Третье, тоже проявившееся в юности свойство (гибельное) Толстого, в котором он не покаялся, это то, что он всегда с постоянным скепсисом относился ко всем остальным людям, кроме себя и своих последователей и поэтому он никогда не верил в искренность других людей.
Почему с точки зрения Толстого безнравственно помогать голодающим? “Дневник” Льва Толстого. “Дети иногда дают бедным хлеб, сахар, деньги и сами довольны собой, умиляются на себя (это и есть скепсис), думая что они делают нечто доброе. Дети не знают, не могут знать, откуда хлеб, деньги, но большим – надо бы знать это и понимать, что не может быть ничего доброго в том, чтобы отнять у одного и дать другому, но многие большие не понимают этого”.
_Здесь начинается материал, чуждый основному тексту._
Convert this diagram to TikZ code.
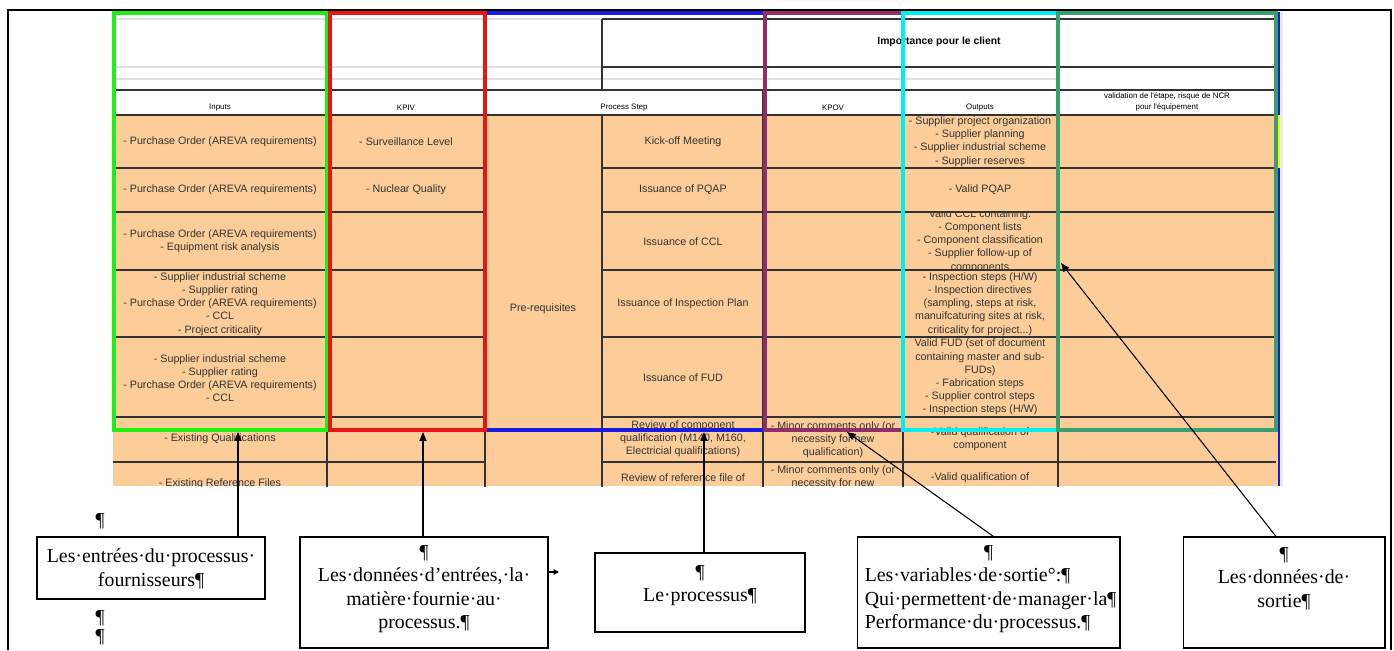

В сущности, вся философия Толстого не делания – она вся в этом. Философия не делания – это полная социальная апатия. Когда в 1891 году приехал, например, предводитель дворянства Раевский и уже было ясно, что голод наступает, а ещё идёт лето (доедают старые запасы), так он стал сообщать свои опасения, заботы и, конечно, не мог говорить ни о чём другом. “Это раздражало Льва” - пишет Александра Андреевна Толстая – “Он противоречил каждому слову Раевского и бормотал про себя, что всё это ужасный вздор, что если бы и настал голод, то нужно покориться воле Божией и прочее, прочее”.